İlçede engellilere yönelik henüz bir çalışma yapamadıklarını açıklayan Çam, şöyle devam etti:

“Engellilere yönelik çalışma, biliyorsunuz bizim, engellilere göre çalışmamız, bir kulübeler yapılmıştı kaymakamlığın aracılığı ile. Onlarda kendilerini idame ettiriyorlar engelliler. Yol üzerinde bazı kaldırımlarda falan, onların geçiş yerlerini düzenlemek için bazı çalışmalarımız var ama hala daha yeterli değiliz. O konuda engellilerimiz haklı. Haklılar yani, yapamadık. Bazı geçiş yerlerinin düzenlenmelerini yapacağız. Onların vakit geçirebileceği bir oyun salonu gibi, bilgisayar ortamı gibi bir yer yapamadık yani açıkçası.”

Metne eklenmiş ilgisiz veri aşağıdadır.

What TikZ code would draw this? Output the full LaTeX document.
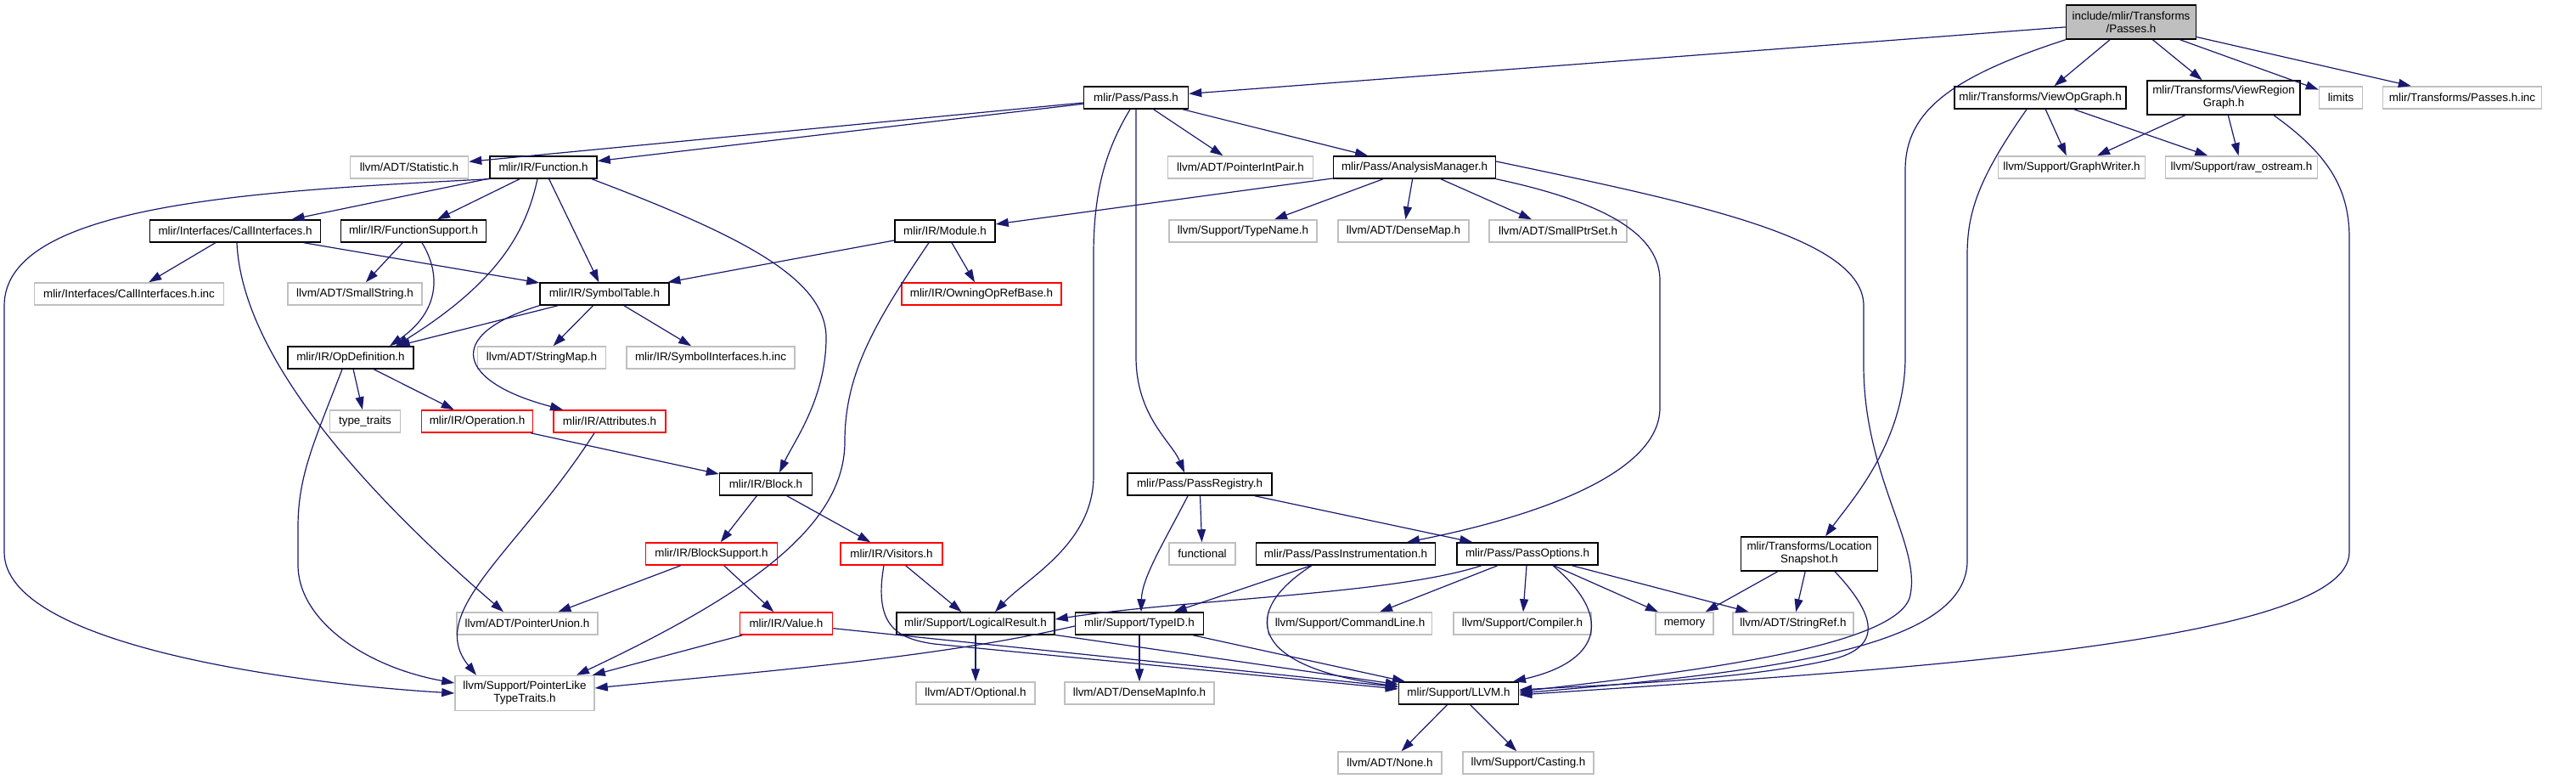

“İlçeye TIR Parkı kazandırdık”

 İlçenin en büyük problemleri arasında gösterilen şehir içindeki tır parklanmalarının önüne geçmek için TIR Parkı yaptıklarını anlatan Çam, sözlerine şunları ekledi:

“Tır parkı niye gerekli? Yığılca’nın biliyorsunuz sokakları dar. Çoğu ilçemize göre sokaklarımız iyi ama cadde ve sokaklarda yüzün üzerinde tır doluşuyor, merkezde. Bazı arkadaşlarımız gece çekiyor. Senin kapının önüne çekti, sabah hastaneye gideceksin, randevun var. Şoför gitmiş köyüne. Adam hastaneye gidemiyor veya okula gidemiyor. Onun için Tır Parkı’nın gerekli olduğuna inanıyorum. Hatta birkaç defa kazalar oldu. Motosikletlerle, taksilerle kazalar oldu. Gereksiz yerlere, biçimsiz şekillerle park ediyorlar. Bunun için Tır Parkı yaptık. Ormandan 48 dönüm gibi bir yeri kiraladık. Bazı bölümlerini başka hizmetlerde kullanacağız. Park yapabiliriz. Spor sahaları yapabiliriz. Golf sahaları. Tenis kortu yapabiliriz. Her şey paraya dayalı. Şu an Alaplı yolunda yüzde 40’a yakını bitmiş vaziyette. 51 dersem açılmış olur. Daha açılmadı, mevcut yoldan devam ediyor. İyileştirme Yığılca yolunda ki gibi devam ediyor. Duvarları yapılıyor, tünelleri yapılıyor. Baya bir çalışma var.  Bir de Yedigöller istikametinde, sayın giden valimizin orada çok çalışmaları vardı. Çok önem veriyordu Yedigöller yoluna. İyileştirmeler yapmıştı, inşallah devam edecek. Şimdiki valimiz sayın Cevdet Atay konuyu biliyor. Birde mağara ve şelalelerimiz var. Onlarında yollarının asfaltlanması için taleplerimiz var. Biliyorsunuz Yığılca Sarıkaya mağaramız Türkiye’de ilk beşin içinde olduğunu Turizm Müdürümüzün ağzından duyduk. Buranın çalışmaları yapıldı, ışıklandırması, mağaranın içinde düzenlemeler falan yapıldı. Tanıtımlarını, çekimlerini daha önce yapmıştık. Doğa turizmine kazandırmak istediğimiz bir yayla var. 300 dönüme yakın, Bacaklı Yayla diye. Orayı Milli Parklar’dan kiralayıp, oraya konaklama adına yani burada aktivistler, yazarlar, şairler, iş adamları burada 50 – 60 kişilik bir grup, orada yaşamak istiyorlar.”